Out on DVD and digital today via Film Movement, the Zambia set I Am Not A Witch marks the directorial debut of Rungano Nyoni, a filmmaker who should be an intriguing voice in cinema for years to come. An uncompromising mixture of satire and drama, I Am Not A Witch is a film that’s definitely worth checking out.
Shula (a memorable Maggie Mulubwa) is a nine-year-old girl sans family or friends. Being an outsider, she is accused of local villagers of being a witch, and since she is too shy to reject these claims she is sent to a witch camp run by a corrupt government official named Mr. Banda (Henry B.J. Phiri). Being the only child witch around, Shula becomes a local star and cash cow for Mr. Banda, and the fruits of her labor also spills over to added benefits (mainly in the form of alcohol) for her fellow “witches.” Living in an environment where adults are mainly profiting from her, it’s easy to see why Shula would gradually rebel at her dire circumstances.
The women at the camp are restricted by movement by a white ribbon, and Nyoni, along with cinematographer David Gallego, use this element to stunning effect. A big part of I Am Not A Witch’s success lies in the keen and immersive visual storytelling from Nyoni, and there are haunting (dare I say hauntingly poetic) compositions that may linger in your mind long after the credits roll.

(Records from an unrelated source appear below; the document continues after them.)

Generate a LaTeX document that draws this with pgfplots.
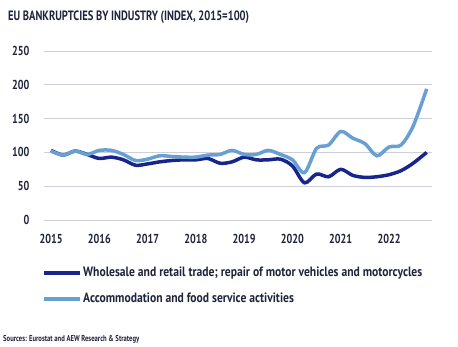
\documentclass[border=0pt]{standalone}
\usepackage{fontspec}
\setmainfont{PT Sans}[FakeStretch=0.78]
\newfontfamily\legfont{PT Sans}[FakeStretch=0.86]
\usepackage{pgfplots}
\pgfplotsset{compat=1.18}
\definecolor{darkb}{RGB}{24,38,140}
\definecolor{lightb}{RGB}{104,160,212}
\definecolor{gridc}{RGB}{205,208,218}
\definecolor{txt}{RGB}{30,36,60}
\begin{document}
\begin{tikzpicture}
\path[use as bounding box] (0pt,0pt) rectangle (458pt,346pt);
\node[anchor=base west,inner sep=0pt,font=\bfseries\fontsize{13.5}{15}\selectfont,text=txt] at (8pt,325pt) {EU BANKRUPTCIES BY INDUSTRY (INDEX, 2015=100)};
\node[anchor=base west,inner sep=0pt,font=\bfseries\fontsize{8.5}{10}\selectfont,text=txt] at (3pt,5pt) {Sources: Eurostat and AEW Research \& Strategy};
\begin{axis}[
  at={(44pt,126pt)}, anchor=south west,
  scale only axis, width=388pt, height=169pt,
  xmin=2014.855, xmax=2022.89, ymin=0, ymax=250,
  xtick={2015,2016,...,2022}, ytick={0,50,...,250},
  xticklabel style={/pgf/number format/1000 sep={}, font=\bfseries\fontsize{13}{15}\selectfont, text=txt, yshift=-11pt},
  yticklabel style={font=\bfseries\fontsize{13}{15}\selectfont, text=txt, xshift=-11pt},
  /pgf/number format/assume math mode=true,
  axis line style={draw=none}, major tick length=0pt,
  ymajorgrids, grid style={gridc, line width=0.8pt},
  legend cell align=left,
  legend style={at={(rel axis cs:0,0)}, anchor=north west, yshift=-45pt, xshift=-2pt,
    draw=none, fill=none, inner sep=0pt, row sep=11pt,
    font=\legfont\bfseries\fontsize{13.5}{15}\selectfont, text=txt,
    nodes={inner xsep=1pt},
    /tikz/every even column/.append style={column sep=0pt}},
  legend image code/.code={\draw[#1, line width=4pt] (0pt,0pt) -- (36pt,0pt);},
]
\addplot[darkb, line width=3.5pt, smooth, tension=0.5] coordinates {
(2015.00,103) (2015.25,96) (2015.50,102) (2015.75,97) (2016.00,91) (2016.25,93) (2016.50,89)
(2016.75,81) (2017.00,83) (2017.25,86) (2017.50,88) (2017.75,89) (2018.00,89) (2018.25,91)
(2018.50,84) (2018.75,86) (2019.00,93) (2019.25,89) (2019.50,89) (2019.75,90) (2020.00,80)
(2020.25,55) (2020.50,68) (2020.75,64) (2021.00,75) (2021.25,66) (2021.50,63) (2021.75,64)
(2022.00,67) (2022.25,73) (2022.50,84) (2022.78,100)
};
\addlegendentry{Wholesale and retail trade; repair of motor vehicles and motorcycles}
\addplot[lightb, line width=3.5pt, smooth, tension=0.5] coordinates {
(2015.00,102) (2015.25,96) (2015.50,102) (2015.75,97) (2016.00,103) (2016.25,103) (2016.50,97)
(2016.75,88) (2017.00,90) (2017.25,95) (2017.50,94) (2017.75,93) (2018.00,93) (2018.25,96)
(2018.50,97) (2018.75,103) (2019.00,97) (2019.25,97) (2019.50,103) (2019.75,97) (2020.00,89)
(2020.25,70) (2020.50,106) (2020.75,111) (2021.00,131) (2021.25,121) (2021.50,113) (2021.75,95)
(2022.00,108) (2022.25,111) (2022.50,139) (2022.78,194)
};
\addlegendentry{Accommodation and food service activities}
\end{axis}
\end{tikzpicture}
\end{document}
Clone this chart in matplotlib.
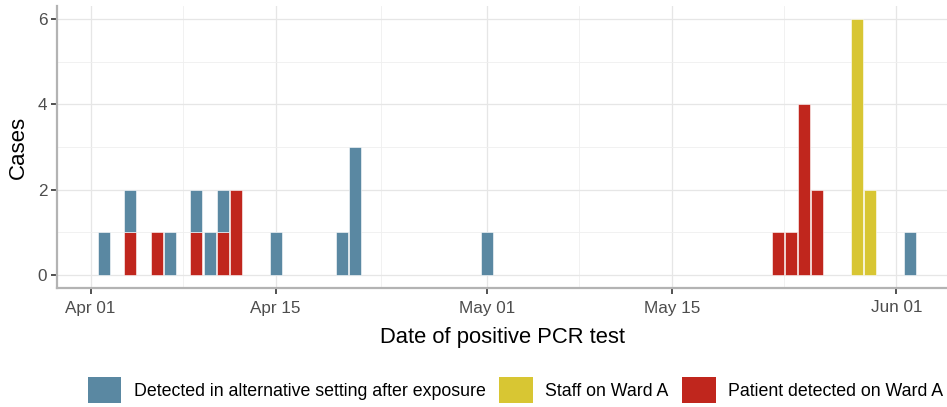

That being said, it’s Mulubwa’s performance that serves as the heart of I Am Not A Witch. Most of the film’s sequences are from Shula’s point of view, and for 93 minutes we become intimately invested in her journey.
I Am Not Witch has received a slew of acclaim, including a BIFA nod for “Best British Independent Film,” and a Best Directorial Debut Award at the Stockholm Film Festival. It was also the U.K.’s submission for Best Foreign Language Film, and hopefully these distinctions will continue to spotlight this excellent feature. My minor complaint regarding the DVD an audio commentary from Rungano Nyoni would have been the proverbial icing on the cake. That being said, the special features include a short interview with Ryoni as well as her 2011 short film Mwansa The Great.